Tuesday 13 April 2010

So what happened to Cameron's vanishing pay ceiling?

From time to time, we do like to be positive about the Conservatives here on Next Left especially when they try to flesh out those fledgling progressive thoughts. Even as the heat of the campaign steps up, we praised George Osborne's acknowledgement that inequality matters, and David Willetts commitment to trying to develop policy based on evidence rather than dogma.

And it was only on Friday that, as good Guardianistas, we were very happy to take the ProgCon bait and welcome David Cameron's pledge to the liberal-left newspaper's readers that a fair pay review which will be asked to ensure that no senior manager in the public sector can earn more than 20 times more than the lowest- paid person in their organisation".

As I wrote to welcome this:


Leave aside the vagueness and let out clauses about whether it would happen, the politics of the move are quite smart ... Labour will have to decide how to respond.

It could choose to nitpick the details or question whether it would happen in practice.

I think it would make more sense to make common cause over the principle being advocated.


Well, maybe.
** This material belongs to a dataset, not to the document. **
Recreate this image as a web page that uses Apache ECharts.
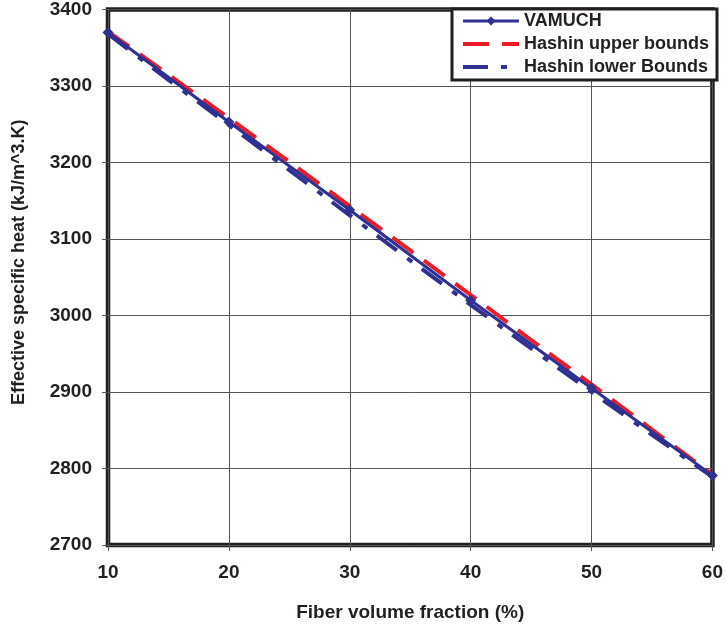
<!DOCTYPE html>
<html><head><meta charset="utf-8">
<script src="https://cdn.jsdelivr.net/npm/echarts@6/dist/echarts.min.js"></script>
<style>html,body{margin:0;padding:0;background:#fff}#c{width:726px;height:630px}</style>
</head><body><div id="c"></div>
<script>
const xVamuch = [10, 20, 30, 40, 50, 60];
const vamuch = [3370, 3253, 3138, 3020, 2905, 2791];
const xBounds = [10, 15, 20, 25, 30, 35, 40, 45, 50, 55, 60];
const upper = [3371, 3315, 3258, 3201, 3143, 3085, 3027, 2968, 2910, 2851, 2792];
const lower = [3368, 3308, 3249, 3190, 3131, 3072, 3014, 2957, 2900, 2844, 2789];
const yTicks = [2700, 2800, 2900, 3000, 3100, 3200, 3300, 3400];
const xTicks = [10, 20, 30, 40, 50, 60];

const FONT = '"Liberation Sans", Arial, sans-serif';
const INK = '#231f20';
const NAVY = '#2e3192';
const RED = '#ed1c24';
const chart = echarts.init(document.getElementById('c'), null, {renderer: 'canvas'});
const zip = (xs, ys) => xs.map((x, i) => [x, ys[i]]);
chart.setOption({
  animation: false,
  backgroundColor: '#fff',
  grid: {left: 108, right: 10, top: 9, bottom: 85, show: true, borderColor: INK, borderWidth: 4.5, backgroundColor: 'transparent'},
  xAxis: {
    type: 'value', min: xTicks[0], max: xTicks[xTicks.length - 1], interval: 10,
    name: 'Fiber volume fraction (%)', nameLocation: 'middle', nameGap: 58,
    nameTextStyle: {fontFamily: FONT, fontWeight: 'bold', fontSize: 19, color: INK},
    axisLine: {show: false},
    axisTick: {show: true, length: 6, lineStyle: {color: '#555', width: 1}},
    axisLabel: {fontFamily: FONT, fontWeight: 'bold', fontSize: 19, color: INK, margin: 18},
    splitLine: {show: true, lineStyle: {color: '#555', width: 1}}
  },
  yAxis: {
    type: 'value', min: yTicks[0], max: yTicks[yTicks.length - 1], interval: 100,
    name: 'Effective specific heat (kJ/m^3.K)', nameLocation: 'middle', nameGap: 80,
    nameTextStyle: {fontFamily: FONT, fontWeight: 'bold', fontSize: 18, color: INK, padding: [0, 0, 0, 30]},
    axisLine: {show: false},
    axisTick: {show: true, length: 6, lineStyle: {color: '#555', width: 1}},
    axisLabel: {fontFamily: FONT, fontWeight: 'bold', fontSize: 19, color: INK, margin: 16, formatter: v => String(v)},
    splitLine: {show: true, lineStyle: {color: '#555', width: 1}}
  },
  legend: {
    right: 9, top: 9, orient: 'vertical',
    backgroundColor: '#fff', borderColor: INK, borderWidth: 3,
    padding: [3, 8, 4, 9], itemGap: 5, itemWidth: 56, itemHeight: 11,
    lineStyle: {width: 'inherit'},
    textStyle: {fontFamily: FONT, fontWeight: 'bold', fontSize: 18, color: INK},
    data: [
      {name: 'VAMUCH'},
      {name: 'Hashin upper bounds', itemStyle: {color: 'rgba(0,0,0,0)', borderWidth: 0}},
      {name: 'Hashin lower Bounds', itemStyle: {color: 'rgba(0,0,0,0)', borderWidth: 0}}
    ]
  },
  series: [
    {
      name: 'Hashin upper bounds', type: 'line', data: zip(xBounds, upper), showSymbol: false, symbol: 'none',
      lineStyle: {color: RED, width: 4, type: [26, 13]}, itemStyle: {color: RED}, z: 2
    },
    {
      name: 'Hashin lower Bounds', type: 'line', data: zip(xBounds, lower), showSymbol: false, symbol: 'none',
      lineStyle: {color: NAVY, width: 4, type: [25, 13, 6, 12]}, itemStyle: {color: NAVY}, z: 3
    },
    {
      name: 'VAMUCH', type: 'line', data: zip(xVamuch, vamuch), symbol: 'diamond', symbolSize: 11,
      lineStyle: {color: NAVY, width: 3}, itemStyle: {color: NAVY}, z: 4
    }
  ]
});
</script></body></html>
But that was about 96 hours ago. My fellow Guardian readers looking for more progressive beef in the manifesto might wonder why the policy offered to them with such fanfare appears to be missing from the Tory party manifesto.
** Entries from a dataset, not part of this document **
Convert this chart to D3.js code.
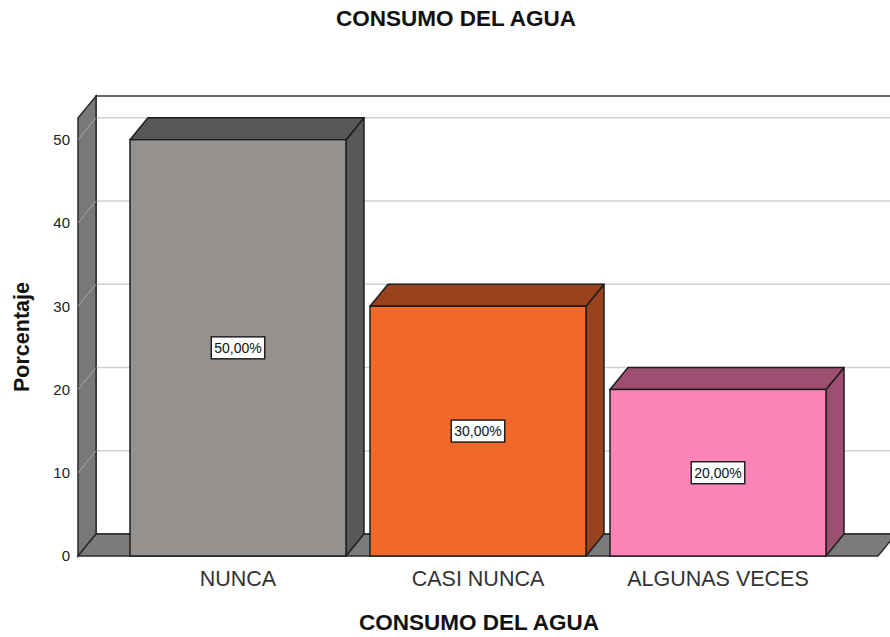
<!DOCTYPE html>
<html>
<head>
<meta charset="utf-8">
<script src="https://cdn.jsdelivr.net/npm/d3@7"></script>
<style>
  body { margin: 0; background: #fff; }
  text { font-family: "Liberation Sans", Arial, sans-serif; }
</style>
</head>
<body>
<svg></svg>
<script>
const width = 890;
const height = 637;

// datos
const categories = ["NUNCA", "CASI NUNCA", "ALGUNAS VECES"];
const percents = [50, 30, 20];
const barLabels = ["50,00%", "30,00%", "20,00%"];
const yTicks = [0, 10, 20, 30, 40, 50];

// colores (frente, arriba/lado)
const frontColors = ["#95918f", "#f2682b", "#fd84b8"];
const topColors = ["#5a5857", "#9a411e", "#9d4f71"];

const depthX = 18;
const depthY = 22;

let svg = d3.select("svg")
    .attr("width", width)
    .attr("height", height);

let scaleY = d3.scaleLinear()
    .domain([0, 52.6])
    .range([556, 118]);

let scaleX = d3.scaleBand()
    .domain(categories)
    .range([78, 878])
    .paddingInner(0.1)
    .paddingOuter(0.2167);

const x0 = 78, x1 = 878;
const yBase = scaleY(0);
const yTop = scaleY(52.6);

// pared del fondo
svg.append("rect")
    .attr("x", x0 + depthX)
    .attr("y", yTop - depthY)
    .attr("width", width)
    .attr("height", yBase - yTop)
    .attr("fill", "#fff")
    .attr("stroke", "#333")
    .attr("stroke-width", 1.5);

svg.selectAll(".grid")
    .data(yTicks.filter(d => d > 0))
    .enter()
    .append("line")
    .attr("x1", x0 + depthX)
    .attr("x2", width)
    .attr("y1", d => scaleY(d) - depthY)
    .attr("y2", d => scaleY(d) - depthY)
    .attr("stroke", "#cfcfcf")
    .attr("stroke-width", 1.5);

// pared izquierda
svg.append("path")
    .attr("d", `M${x0},${yBase} L${x0},${yTop} L${x0 + depthX},${yTop - depthY} L${x0 + depthX},${yBase - depthY} Z`)
    .attr("fill", "#787878")
    .attr("stroke", "#2a2a2a")
    .attr("stroke-width", 1.5);

svg.selectAll(".wallgrid")
    .data(yTicks.filter(d => d > 0))
    .enter()
    .append("line")
    .attr("x1", x0)
    .attr("x2", x0 + depthX)
    .attr("y1", d => scaleY(d))
    .attr("y2", d => scaleY(d) - depthY)
    .attr("stroke", "#a8a8a8")
    .attr("stroke-width", 1);

// piso
svg.append("path")
    .attr("d", `M${x0},${yBase} L${x1},${yBase} L${x1 + depthX},${yBase - depthY} L${x0 + depthX},${yBase - depthY} Z`)
    .attr("fill", "#7b7b7b")
    .attr("stroke", "#2a2a2a")
    .attr("stroke-width", 1.5);

// barras
let bars = svg.selectAll(".bar")
    .data(categories.map((c, i) => ({cat: c, value: percents[i], label: barLabels[i], i: i})))
    .enter()
    .append("g");

bars.append("path")
    .attr("d", d => {
        let x = scaleX(d.cat) + scaleX.bandwidth(), y = scaleY(d.value);
        return `M${x},${yBase} L${x},${y} L${x + depthX},${y - depthY} L${x + depthX},${yBase - depthY} Z`;
    })
    .attr("fill", d => topColors[d.i])
    .attr("stroke", "#1e1e1e")
    .attr("stroke-width", 1.5)
    .attr("stroke-linejoin", "round");

bars.append("path")
    .attr("d", d => {
        let x = scaleX(d.cat), w = scaleX.bandwidth(), y = scaleY(d.value);
        return `M${x},${y} L${x + depthX},${y - depthY} L${x + w + depthX},${y - depthY} L${x + w},${y} Z`;
    })
    .attr("fill", d => topColors[d.i])
    .attr("stroke", "#1e1e1e")
    .attr("stroke-width", 1.5)
    .attr("stroke-linejoin", "round");

bars.append("rect")
    .attr("x", d => scaleX(d.cat))
    .attr("y", d => scaleY(d.value))
    .attr("width", scaleX.bandwidth())
    .attr("height", d => yBase - scaleY(d.value))
    .attr("fill", d => frontColors[d.i])
    .attr("stroke", "#1e1e1e")
    .attr("stroke-width", 1.5);

// etiquetas
bars.each(function(d) {
    let g = d3.select(this);
    let cx = scaleX(d.cat) + scaleX.bandwidth() / 2;
    let cy = scaleY(d.value / 2);
    let t = g.append("text")
        .attr("x", cx)
        .attr("y", cy)
        .attr("dy", "0.36em")
        .attr("text-anchor", "middle")
        .attr("font-size", 14)
        .attr("fill", "#111")
        .text(d.label);
    let bb = t.node().getBBox();
    g.insert("rect", "text")
        .attr("x", bb.x - 3)
        .attr("y", cy - 11)
        .attr("width", bb.width + 6)
        .attr("height", 22)
        .attr("fill", "#fff")
        .attr("stroke", "#222")
        .attr("stroke-width", 1.5);
});

// eje Y
svg.selectAll(".ytick")
    .data(yTicks)
    .enter()
    .append("text")
    .attr("x", 70)
    .attr("y", d => scaleY(d))
    .attr("dy", "0.36em")
    .attr("text-anchor", "end")
    .attr("font-size", 15)
    .attr("fill", "#222")
    .text(d => d);

// eje X
svg.selectAll(".xlabel")
    .data(categories)
    .enter()
    .append("text")
    .attr("x", d => scaleX(d) + scaleX.bandwidth() / 2)
    .attr("y", 586)
    .attr("text-anchor", "middle")
    .attr("font-size", 21.5)
    .attr("fill", "#333")
    .text(d => d);

// títulos
svg.append("text")
    .attr("x", 456)
    .attr("y", 26)
    .attr("text-anchor", "middle")
    .attr("font-size", 22.5)
    .attr("font-weight", "bold")
    .attr("fill", "#111")
    .text("CONSUMO DEL AGUA");

svg.append("text")
    .attr("x", 479)
    .attr("y", 630)
    .attr("text-anchor", "middle")
    .attr("font-size", 22.5)
    .attr("font-weight", "bold")
    .attr("fill", "#111")
    .text("CONSUMO DEL AGUA");

svg.append("text")
    .attr("transform", "translate(29, 337) rotate(-90)")
    .attr("text-anchor", "middle")
    .attr("font-size", 21.5)
    .attr("font-weight", "bold")
    .attr("fill", "#111")
    .text("Porcentaje");
</script>
</body>
</html>
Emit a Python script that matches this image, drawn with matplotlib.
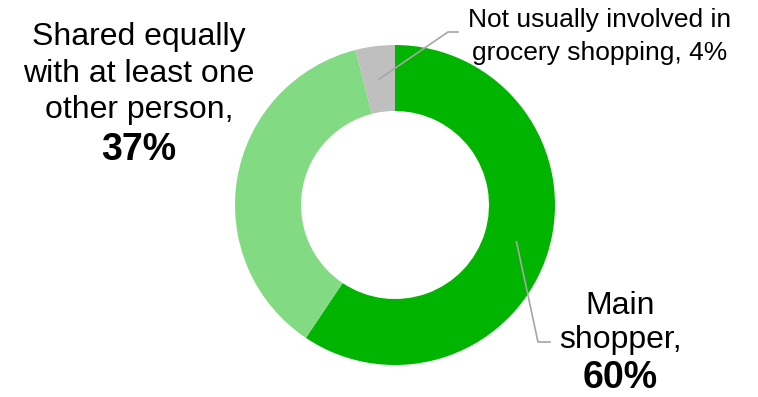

Unless (perils of live blogging), I've somehow missed it. But all I can see is that there are a series of more modest proposals on the same issue on page 69-70 - involving the publication of salaries, the Treasury signing off the highest salaries, and local councillors having voting powers.

Strangely, it is not just the aim of the 20-1 ceiling which doesn't seem to get a mention, and about which Cameron carefully offered a couple of 'workability' caveats last week.

Perhaps more worryingly, I also can't see that the very clear commitment to holding a fair pay review to look at the question has not made it as a manifesto promise either.

As I post this, David Cameron is just saying that the manifesto is his detailed response to people saying "give me the specifics". On this issue, he certainly hasn't.

I wonder what explains the mystery.

Does this mean they are going cold on the policy already? Or that it isn't particularly important in the Cameron worldview.

Or might it alternatively mean it was cooked up at the very last moment to get a headline in Friday's paper after the manifesto was already printing?

It would be interesting to find out.